In the records below, tally every line containing "this". Report only the total.

§ **Supplied data**:
----------------------------------------
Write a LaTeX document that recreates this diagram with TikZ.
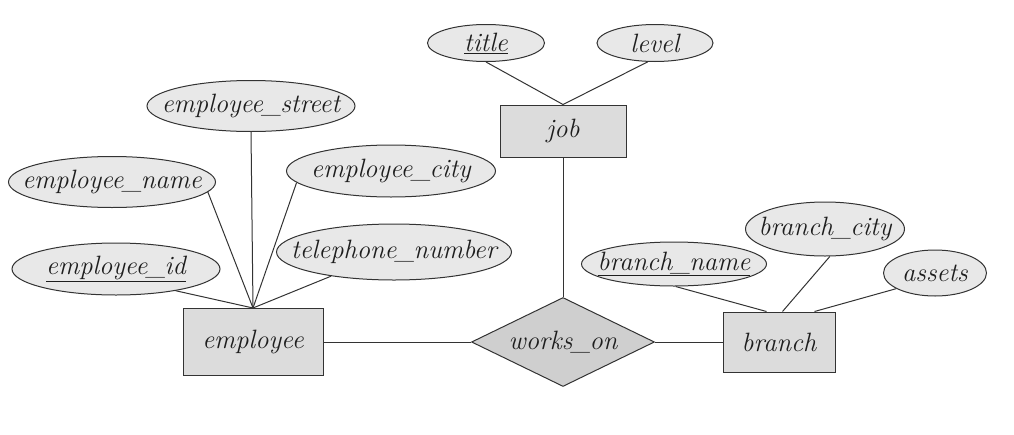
\documentclass[tikz,border=0pt]{standalone}
\usetikzlibrary{shapes.geometric,calc}
\definecolor{attrfill}{HTML}{E8E8E8}
\definecolor{entfill}{HTML}{DCDCDC}
\definecolor{relfill}{HTML}{CFCFCF}
\definecolor{edge}{HTML}{333333}
\definecolor{txt}{HTML}{1E1E1E}
\newcommand{\usc}{\kern-0.04em\_\kern-0.04em}
\tikzset{
  every node/.style={font=\fontsize{26.5}{30}\selectfont\itshape, text=txt, inner sep=0pt},
  attr/.style={ellipse, draw=edge, fill=attrfill, line width=1pt, inner xsep=-45pt, inner ysep=-2pt},
  entity/.style={rectangle, draw=edge, fill=entfill, line width=1pt},
  rel/.style={diamond, aspect=2, draw=edge, fill=relfill, line width=1pt},
  conn/.style={draw=edge, line width=1pt}
}
\begin{document}
\begin{tikzpicture}[x=1pt,y=-1pt]
\useasboundingbox (0,0) rectangle (1014,434);
% entities and relationship
\node[entity, minimum width=140pt, minimum height=67pt] (employee) at (253,342) {employee};
\node[entity, minimum width=126pt, minimum height=52pt] (job) at (563,131) {job};
\node[entity, minimum width=112pt, minimum height=60pt] (branch) at (779,342) {branch};
\node[rel, minimum width=183pt, minimum height=89pt] (works) at (563,342) {works\usc on};
% attributes of employee
\node[attr, minimum width=207pt, minimum height=51pt] (ename) at (112,182) {employee\usc name};
\node[attr, minimum width=208pt, minimum height=51pt] (estreet) at (251,106) {employee\usc street};
\node[attr, minimum width=209pt, minimum height=52pt] (ecity) at (391,171) {employee\usc city};
\node[attr, minimum width=235pt, minimum height=56pt] (tel) at (394,252) {telephone\usc number};
\node[attr, minimum width=208pt, minimum height=52pt] (eid) at (116,269) {\underline{employee\usc id}};
% attributes of job
\node[attr, minimum width=117pt, minimum height=37pt] (title) at (486,43) {\underline{title}};
\node[attr, minimum width=116pt, minimum height=37pt] (level) at (655,43) {level};
% attributes of branch
\node[attr, minimum width=185pt, minimum height=44pt] (bname) at (674,264) {\underline{branch\usc name}};
\node[attr, minimum width=159pt, minimum height=54pt] (bcity) at (825,229) {branch\usc city};
\node[attr, minimum width=103pt, minimum height=46pt] (assets) at (935,273) {assets};
% attachment points on branch
\coordinate (b1) at ($(branch.north west)+(44,0)$);
\coordinate (b2) at ($(branch.north west)+(60,0)$);
\coordinate (b3) at ($(branch.north west)+(92,0)$);
% connectors
\draw[conn] (ename.-6) -- (employee.north);
\draw[conn] (estreet.south) -- (employee.north);
\draw[conn] (ecity.187) -- (employee.north);
\draw[conn] (tel.201) -- (employee.north);
\draw[conn] (eid.-20) -- (employee.north);
\draw[conn] (title.south) -- (job.north);
\draw[conn] (level.-111) -- (job.north);
\draw[conn] (job.south) -- (works.north);
\draw[conn] (employee.east) -- (works.west);
\draw[conn] (works.east) -- (branch.west);
\draw[conn] (bname.-86) -- (b1);
\draw[conn] (bcity.-80) -- (b2);
\draw[conn] (assets.-158) -- (b3);
\end{tikzpicture}
\end{document}
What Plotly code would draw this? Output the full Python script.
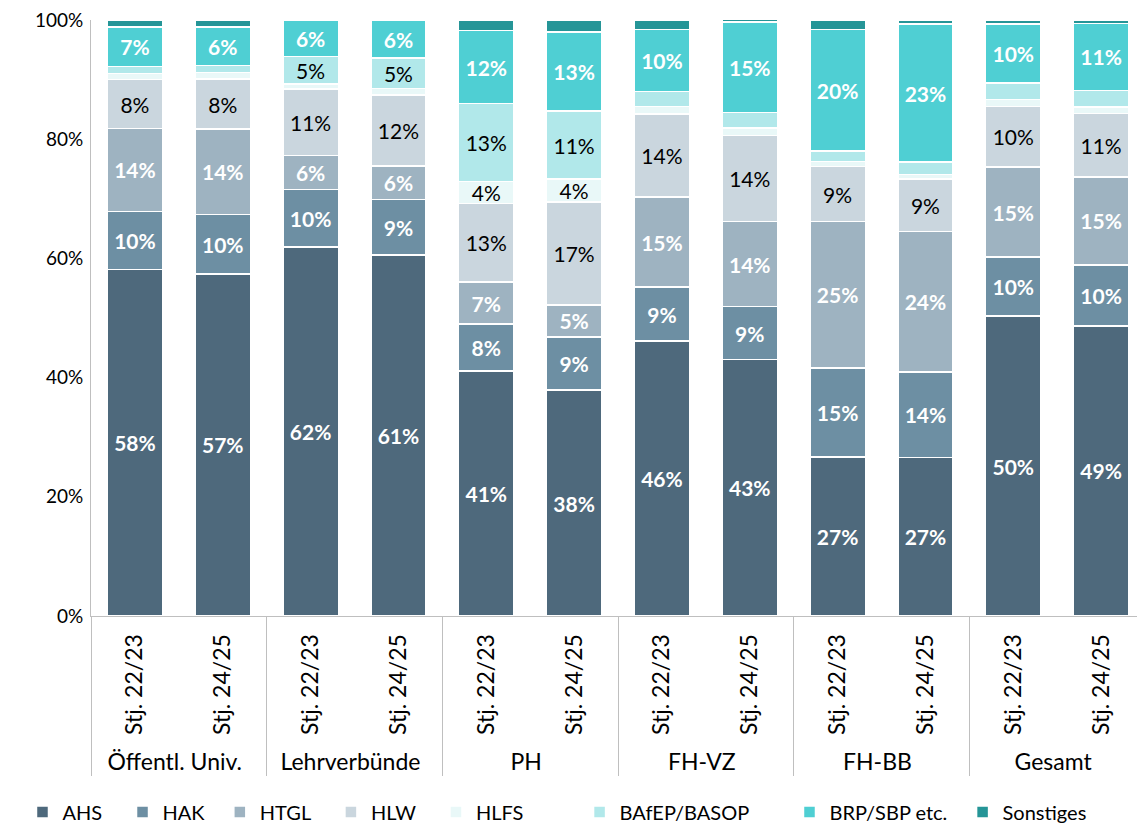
----------------------------------------
§ **Finished answer**: 2